■ **Directions for this task**:
In your copy, leave out the pictures; write out all the data exactly.

..............................

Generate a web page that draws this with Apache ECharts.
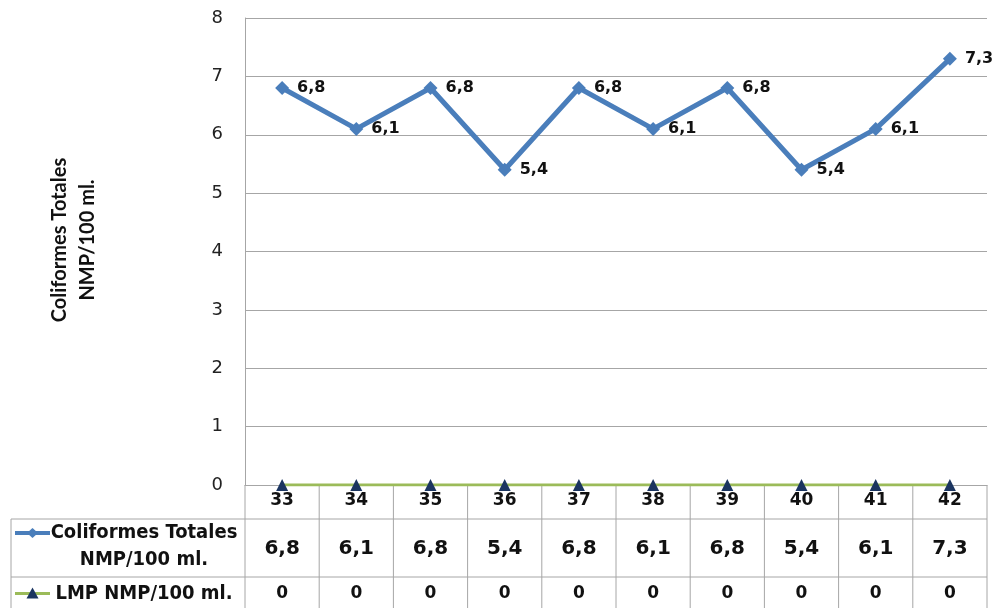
<!DOCTYPE html>
<html>
<head>
<meta charset="utf-8">
<script src="https://cdn.jsdelivr.net/npm/echarts@6/dist/echarts.min.js"></script>
<style>
  html, body { margin: 0; padding: 0; background: #fff; }
  #chart { width: 1000px; height: 608px; }
</style>
</head>
<body>
<div id="chart"></div>
<script>
// Sampling points (x-axis categories)
const categories = ['33', '34', '35', '36', '37', '38', '39', '40', '41', '42'];
// Coliformes Totales NMP/100 ml.
const coliformes = [6.8, 6.1, 6.8, 5.4, 6.8, 6.1, 6.8, 5.4, 6.1, 7.3];
// Límite máximo permisible NMP/100 ml.
const lmp = [0, 0, 0, 0, 0, 0, 0, 0, 0, 0];
// Y-axis ticks
const yTicks = [0, 1, 2, 3, 4, 5, 6, 7, 8];

const seriesNames = ['Coliformes Totales\nNMP/100 ml.', 'LMP NMP/100 ml.'];
const axisTitle = 'Coliformes Totales\nNMP/100 ml.';

const BLUE = '#4a7ebb';
const GREEN = '#9bbb59';
const NAVY = '#1b3560';
const GRID_LINE = '#a6a6a6';
const BOLD = 'DejaVu Sans';
const COND = '"DejaVu Sans Condensed", "DejaVu Sans"';

const fmt = v => String(v).replace('.', ',');

const chart = echarts.init(document.getElementById('chart'), null, { renderer: 'canvas' });

chart.setOption({
  animation: false,
  backgroundColor: '#fff',
  grid: { left: 245, right: 13, top: 18, bottom: 123 },
  xAxis: {
    type: 'category',
    data: categories,
    boundaryGap: true,
    axisLine: { show: true, lineStyle: { color: GRID_LINE, width: 1 } },
    axisTick: { show: false },
    axisLabel: { color: '#111', fontFamily: BOLD, fontWeight: 'bold', fontSize: 17, margin: 7 },
    splitLine: { show: false }
  },
  yAxis: {
    type: 'value',
    min: yTicks[0],
    max: yTicks[yTicks.length - 1],
    interval: 1,
    axisLine: { show: true, lineStyle: { color: GRID_LINE, width: 1 } },
    axisTick: { show: false },
    axisLabel: { color: '#222', fontFamily: 'DejaVu Sans', fontSize: 18, margin: 22 },
    splitLine: { show: true, lineStyle: { color: GRID_LINE, width: 1 } }
  },
  series: [
    {
      name: seriesNames[0],
      type: 'line',
      data: coliformes,
      z: 3,
      lineStyle: { color: BLUE, width: 5 },
      itemStyle: { color: BLUE },
      symbol: 'diamond',
      symbolSize: 14,
      label: {
        show: true,
        position: 'right',
        distance: 8,
        formatter: p => fmt(p.value),
        color: '#111',
        fontFamily: BOLD,
        fontWeight: 'bold',
        fontSize: 16
      }
    },
    {
      name: seriesNames[1],
      type: 'line',
      data: lmp,
      z: 4,
      lineStyle: { color: GREEN, width: 3 },
      itemStyle: { color: NAVY },
      symbol: 'triangle',
      symbolSize: 12
    }
  ]
});

// Data table under the plot, aligned with the category axis
function buildTable() {
  const half = (chart.convertToPixel({ xAxisIndex: 0 }, categories[1]) -
                chart.convertToPixel({ xAxisIndex: 0 }, categories[0])) / 2;
  const centers = categories.map(c => chart.convertToPixel({ xAxisIndex: 0 }, c));
  const plotLeft = centers[0] - half;
  const plotRight = centers[centers.length - 1] + half;
  const top = chart.convertToPixel({ yAxisIndex: 0 }, 0);
  const row1 = top + 34;      // end of category header row
  const row2 = row1 + 58;     // end of Coliformes row
  const bottom = 608;
  const tableLeft = 11;

  const line = (x1, y1, x2, y2, color, w) => ({
    type: 'line', silent: true,
    shape: { x1, y1, x2, y2 },
    style: { stroke: color || GRID_LINE, lineWidth: w || 1 }
  });
  const text = (x, y, s, size, family, align) => ({
    type: 'text', silent: true, x, y,
    style: {
      text: s, fill: '#111', font: 'bold ' + size + 'px ' + family,
      align: align || 'center', verticalAlign: 'middle', lineHeight: 28
    }
  });

  const g = [];
  // horizontal rules
  g.push(line(plotLeft, row1, plotRight, row1));
  g.push(line(tableLeft, row1, plotLeft, row1));
  g.push(line(tableLeft, row2, plotRight, row2));
  // vertical rules
  g.push(line(plotLeft, top, plotLeft, bottom));
  g.push(line(tableLeft, row1, tableLeft, bottom));
  for (let i = 1; i <= categories.length; i++) {
    const x = plotLeft + i * 2 * half;
    g.push(line(x, top, x, bottom));
  }
  // cell values
  centers.forEach((cx, i) => {
    g.push(text(cx, (row1 + row2) / 2 + 1, fmt(coliformes[i]), 20, BOLD));
    g.push(text(cx, (row2 + bottom) / 2 + 1, fmt(lmp[i]), 17, BOLD));
  });
  // row headers with legend keys
  const keyX1 = 15, keyX2 = 50;
  const labelCx = 144;
  const y1a = row1 + 14, y1b = row1 + 41;
  g.push(line(keyX1, y1a, keyX2, y1a, BLUE, 4));
  g.push({
    type: 'polygon', silent: true,
    shape: { points: [[32.5, y1a - 5], [38, y1a], [32.5, y1a + 5], [27, y1a]] },
    style: { fill: BLUE }
  });
  const [l1, l2] = seriesNames[0].split('\n');
  g.push(text(labelCx, y1a, l1, 20, COND));
  g.push(text(labelCx, y1b, l2, 20, COND));
  const y2 = (row2 + bottom) / 2 + 1;
  g.push(line(keyX1, y2, keyX2, y2, GREEN, 3));
  g.push({
    type: 'polygon', silent: true,
    shape: { points: [[32.5, y2 - 6], [38.5, y2 + 5], [26.5, y2 + 5]] },
    style: { fill: NAVY }
  });
  g.push(text(labelCx, y2, seriesNames[1], 20, COND));
  // vertical axis title
  g.push({
    type: 'text', silent: true, x: 74, y: 240, rotation: Math.PI / 2,
    style: {
      text: axisTitle, fill: '#111', font: 'bold 20px Lato',
      align: 'center', verticalAlign: 'middle', lineHeight: 28
    }
  });
  chart.setOption({ graphic: g });
}
buildTable();
</script>
</body>
</html>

..............................

■ **Correct response**:
Generate a web page that draws this with Apache ECharts.
<!DOCTYPE html>
<html>
<head>
<meta charset="utf-8">
<script src="https://cdn.jsdelivr.net/npm/echarts@6/dist/echarts.min.js"></script>
<style>
  html, body { margin: 0; padding: 0; background: #fff; }
  #chart { width: 1000px; height: 608px; }
</style>
</head>
<body>
<div id="chart"></div>
<script>
// Sampling points (x-axis categories)
const categories = ['33', '34', '35', '36', '37', '38', '39', '40', '41', '42'];
// Coliformes Totales NMP/100 ml.
const coliformes = [6.8, 6.1, 6.8, 5.4, 6.8, 6.1, 6.8, 5.4, 6.1, 7.3];
// Límite máximo permisible NMP/100 ml.
const lmp = [0, 0, 0, 0, 0, 0, 0, 0, 0, 0];
// Y-axis ticks
const yTicks = [0, 1, 2, 3, 4, 5, 6, 7, 8];

const seriesNames = ['Coliformes Totales\nNMP/100 ml.', 'LMP NMP/100 ml.'];
const axisTitle = 'Coliformes Totales\nNMP/100 ml.';

const BLUE = '#4a7ebb';
const GREEN = '#9bbb59';
const NAVY = '#1b3560';
const GRID_LINE = '#a6a6a6';
const BOLD = 'DejaVu Sans';
const COND = '"DejaVu Sans Condensed", "DejaVu Sans"';

const fmt = v => String(v).replace('.', ',');

const chart = echarts.init(document.getElementById('chart'), null, { renderer: 'canvas' });

chart.setOption({
  animation: false,
  backgroundColor: '#fff',
  grid: { left: 245, right: 13, top: 18, bottom: 123 },
  xAxis: {
    type: 'category',
    data: categories,
    boundaryGap: true,
    axisLine: { show: true, lineStyle: { color: GRID_LINE, width: 1 } },
    axisTick: { show: false },
    axisLabel: { color: '#111', fontFamily: BOLD, fontWeight: 'bold', fontSize: 17, margin: 7 },
    splitLine: { show: false }
  },
  yAxis: {
    type: 'value',
    min: yTicks[0],
    max: yTicks[yTicks.length - 1],
    interval: 1,
    axisLine: { show: true, lineStyle: { color: GRID_LINE, width: 1 } },
    axisTick: { show: false },
    axisLabel: { color: '#222', fontFamily: 'DejaVu Sans', fontSize: 18, margin: 22 },
    splitLine: { show: true, lineStyle: { color: GRID_LINE, width: 1 } }
  },
  series: [
    {
      name: seriesNames[0],
      type: 'line',
      data: coliformes,
      z: 3,
      lineStyle: { color: BLUE, width: 5 },
      itemStyle: { color: BLUE },
      symbol: 'diamond',
      symbolSize: 14,
      label: {
        show: true,
        position: 'right',
        distance: 8,
        formatter: p => fmt(p.value),
        color: '#111',
        fontFamily: BOLD,
        fontWeight: 'bold',
        fontSize: 16
      }
    },
    {
      name: seriesNames[1],
      type: 'line',
      data: lmp,
      z: 4,
      lineStyle: { color: GREEN, width: 3 },
      itemStyle: { color: NAVY },
      symbol: 'triangle',
      symbolSize: 12
    }
  ]
});

// Data table under the plot, aligned with the category axis
function buildTable() {
  const half = (chart.convertToPixel({ xAxisIndex: 0 }, categories[1]) -
                chart.convertToPixel({ xAxisIndex: 0 }, categories[0])) / 2;
  const centers = categories.map(c => chart.convertToPixel({ xAxisIndex: 0 }, c));
  const plotLeft = centers[0] - half;
  const plotRight = centers[centers.length - 1] + half;
  const top = chart.convertToPixel({ yAxisIndex: 0 }, 0);
  const row1 = top + 34;      // end of category header row
  const row2 = row1 + 58;     // end of Coliformes row
  const bottom = 608;
  const tableLeft = 11;

  const line = (x1, y1, x2, y2, color, w) => ({
    type: 'line', silent: true,
    shape: { x1, y1, x2, y2 },
    style: { stroke: color || GRID_LINE, lineWidth: w || 1 }
  });
  const text = (x, y, s, size, family, align) => ({
    type: 'text', silent: true, x, y,
    style: {
      text: s, fill: '#111', font: 'bold ' + size + 'px ' + family,
      align: align || 'center', verticalAlign: 'middle', lineHeight: 28
    }
  });

  const g = [];
  // horizontal rules
  g.push(line(plotLeft, row1, plotRight, row1));
  g.push(line(tableLeft, row1, plotLeft, row1));
  g.push(line(tableLeft, row2, plotRight, row2));
  // vertical rules
  g.push(line(plotLeft, top, plotLeft, bottom));
  g.push(line(tableLeft, row1, tableLeft, bottom));
  for (let i = 1; i <= categories.length; i++) {
    const x = plotLeft + i * 2 * half;
    g.push(line(x, top, x, bottom));
  }
  // cell values
  centers.forEach((cx, i) => {
    g.push(text(cx, (row1 + row2) / 2 + 1, fmt(coliformes[i]), 20, BOLD));
    g.push(text(cx, (row2 + bottom) / 2 + 1, fmt(lmp[i]), 17, BOLD));
  });
  // row headers with legend keys
  const keyX1 = 15, keyX2 = 50;
  const labelCx = 144;
  const y1a = row1 + 14, y1b = row1 + 41;
  g.push(line(keyX1, y1a, keyX2, y1a, BLUE, 4));
  g.push({
    type: 'polygon', silent: true,
    shape: { points: [[32.5, y1a - 5], [38, y1a], [32.5, y1a + 5], [27, y1a]] },
    style: { fill: BLUE }
  });
  const [l1, l2] = seriesNames[0].split('\n');
  g.push(text(labelCx, y1a, l1, 20, COND));
  g.push(text(labelCx, y1b, l2, 20, COND));
  const y2 = (row2 + bottom) / 2 + 1;
  g.push(line(keyX1, y2, keyX2, y2, GREEN, 3));
  g.push({
    type: 'polygon', silent: true,
    shape: { points: [[32.5, y2 - 6], [38.5, y2 + 5], [26.5, y2 + 5]] },
    style: { fill: NAVY }
  });
  g.push(text(labelCx, y2, seriesNames[1], 20, COND));
  // vertical axis title
  g.push({
    type: 'text', silent: true, x: 74, y: 240, rotation: Math.PI / 2,
    style: {
      text: axisTitle, fill: '#111', font: 'bold 20px Lato',
      align: 'center', verticalAlign: 'middle', lineHeight: 28
    }
  });
  chart.setOption({ graphic: g });
}
buildTable();
</script>
</body>
</html>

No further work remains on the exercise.